The loss remains the standard segmentation loss \(\mathcal{L}_{seg}\) used by the baseline RIS model. No additional regularization or alignment loss terms are introduced. The role of AML is solely to determine "which pixels contribute to the loss" rather than modifying the loss itself.

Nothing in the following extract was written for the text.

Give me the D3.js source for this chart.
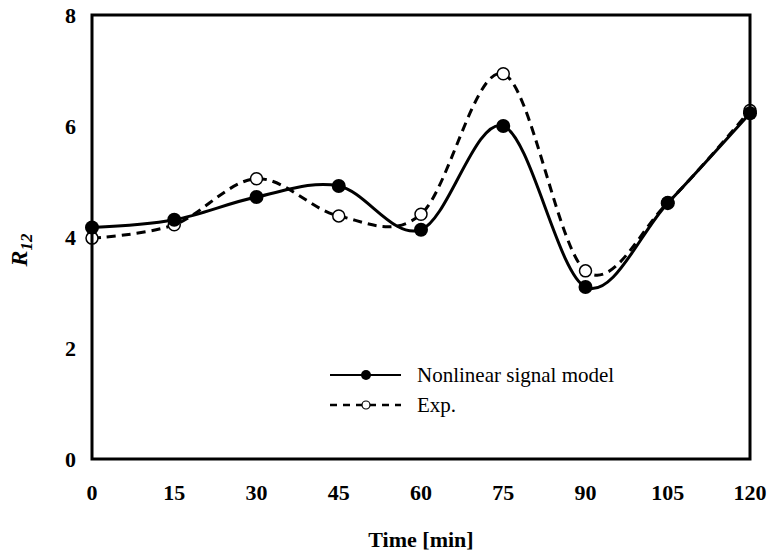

The two-stage forward pass adds approximately \(4.9\%\) VRAM and \(17.2\%\) training time compared to the CARIS baseline, while maintaining zero overhead at inference.

Key Experimental Results

Main Results (mIoU)

Method RefCOCO val testA testB RefCOCO+ val testA testB RefCOCOg val test Avg
LAVT 74.46 76.89 70.94 65.81 70.97 59.23 63.34 63.62 68.0
CGFormer 76.93 78.70 73.32 68.56 73.76 61.72 67.57 67.83 71.1
CARIS* 76.77 79.03 74.56 69.33 74.51 62.69 68.87 68.51 71.8
MagNet 77.43 79.43 74.11 70.10 74.50 63.59 68.53 69.15 72.1
Ours 77.89 79.53 74.99 71.33 75.61 64.61 69.24 69.73 72.9

Ablation Study

Configuration RefCOCO val mIoU Description
CARIS Baseline 76.77 No masking
+ Random Mask 76.92 Minimal effect from random masking
+ PMME + AFM (Full AML) 77.89 Effective alignment-aware masking
AML integrated into DETRIS 75.64 → 76.12 Consistent improvement across architectures
AML integrated into ReLA +0.5-1.0 Equally effective

Key Findings

  • Achieved SOTA on all 8 splits, with an average mIoU of 72.9 (+0.8 vs MagNet).
  • The oIoU metric is also superior, reaching 67.37 on RefCOCO+ val (+1.83 vs CARIS).
  • Random masking is nearly ineffective (+0.15), proving that alignment-aware mask selection is critical.
  • Advantages are more pronounced in scenarios with occlusion or noise (+3.1-3.3 Gain), indicating the model learns more robust alignment features.
  • Minimal overhead: Only 4.9% increase in VRAM and 17.2% in training time, with zero inference overhead as masking is skipped.
  • Seamlessly integrates into various RIS frameworks like DETRIS, CARIS, and ReLA.

Highlights & Insights

  • Plug-and-play Training Strategy: Improves purely during the training phase without modifying architecture or increasing inference cost.
  • Theoretical Guarantees: Uses the Johnson-Lindenstrauss lemma to rigorously prove that random projections preserve cross-modal inner products.
  • Counter-intuitive Efficacy: Even though the model never sees a full image during training, it performs better on full images at inference, suggesting that filtering weak alignment regions eliminates misleading gradients.
  • PatchMax Strategy: Using the maximum similarity with the strongest matching token reflects local alignment quality better than global mean matching.

Limitations & Future Work

  • Hyperparameters \(\tau=0.4\) and \(\rho=0.25\) may require manual tuning for different datasets.
  • Random projection-based alignment relies on initial feature similarity and might miss deep semantic alignment that develops later in training.
  • The two-stage forward pass increases training time by 17.2%, which might be a bottleneck for massive datasets.
  • Performance has not been verified in open-vocabulary or extremely complex large-scale scenarios beyond the RefCOCO series.
  • Block-grained masking (\(32 \times 32\)) might accidentally cover small target objects.
  • vs CARIS/LAVT/DETRIS: These serve as the baseline and comparison methods; while they focus on fusion architectures, AML innovates by refining the optimization signal.
  • vs MaskRIS/MagNet: These focus on data augmentation but still apply loss to all pixels; AML actively suppresses low-quality gradients.
  • vs CRIS: CLIP-based pixel adaptation methods align in the pre-trained space; AML is agnostic to the backbone.

Rating

  • Novelty: ⭐⭐⭐⭐ Simple yet effective alignment-aware masking with theoretical support from JL projection.
  • Experimental Thoroughness: ⭐⭐⭐⭐ SOTA on all splits, includes robustness and cross-architecture validation.
  • Writing Quality: ⭐⭐⭐⭐ Clear theoretical derivations and comprehensive pseudo-code.
  • Value: ⭐⭐⭐⭐ A general training strategy that can be immediately applied to existing RIS methods.